An array of arbitrage candidates and watchlist entries, ranked by total implied probability descending. The detector flags any market where YES + NO ≥ 1.01 as a same_market arbitrage. When fewer than top_n structural opportunities exist, the list is padded with same_market_relaxed entries (threshold 1.005), then price_sum_deviation watchlist entries, then high-liquidity leaders.
rank
integer
Position in the ranked list, starting from 1.
type
string
Classification of the entry. One of: same_market, same_market_relaxed, price_sum_deviation, or liquidity_leader.
market_ids
array of strings
Market IDs involved. Single-market entries contain one ID; multi-leg entries list all legs.
questions
array of strings
Question text for each market in market_ids, truncated to 60 characters.
total_probability
float
Sum of YES and NO prices (YES + NO). Values above 1.0 indicate a potential arbitrage; values below indicate a correlated discount.
profit_potential_pct
float
Estimated gross profit as a percentage of capital deployed, calculated as (total_probability − 1.0) × 100. Does not account for trading fees or slippage.
details
string
Human-readable description of the signal, for example YES=0.58 + NO=0.46 = 1.04 or a watchlist note to verify executable prices.
url
string | null
Polymarket event URL for single-market entries; null for multi-leg entries or when no slug is available.

mispriced_markets

Markets whose YES price deviates from the mean YES price of their semantic cluster by at least 0.15. These are candidates for mean-reversion trades within a thematic group.
market_id
string
Polymarket market identifier.
question
string
Market question text.
yes_price
float
Current YES price on this market.
cluster_mean_yes
float
Mean YES price across all other markets in the same semantic cluster.
mispricing
float
Absolute deviation |yes_price − cluster_mean_yes|, rounded to 3 decimal places. The detection threshold is 0.15.

Semantic clustering

Before scoring, the pipeline groups markets by topic using cosine similarity on question text.
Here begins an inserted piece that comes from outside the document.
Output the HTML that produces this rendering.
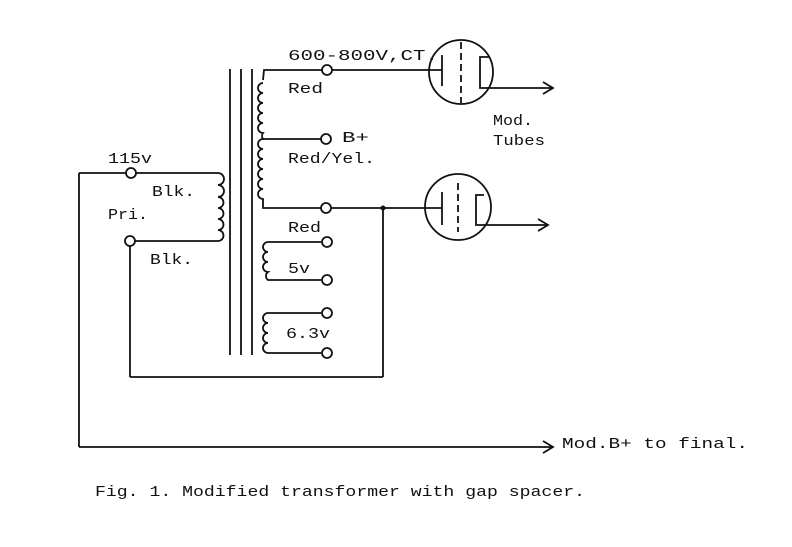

It prefers sentence-transformers/all-MiniLM-L6-v2 and falls back to TF-IDF (via scikit-learn) when the library is unavailable. Markets are merged into a cluster when their pairwise similarity meets the threshold (0.75 for sentence-transformers, 0.60 for the TF-IDF fallback). Clusters with fewer than two members are discarded. Clustering is used to compute cluster_mean_yes for mispricing detection and to populate the mispriced_markets list. It does not affect the arbitrage detector, which operates on individual market price sums.
The first run downloads sentence-transformers/all-MiniLM-L6-v2 from Hugging Face Hub and caches it to .cache/huggingface/ inside your project root. This download is roughly 90 MB and only happens once. To skip it entirely, omit sentence-transformers from your environment; the pipeline will use TF-IDF clustering automatically.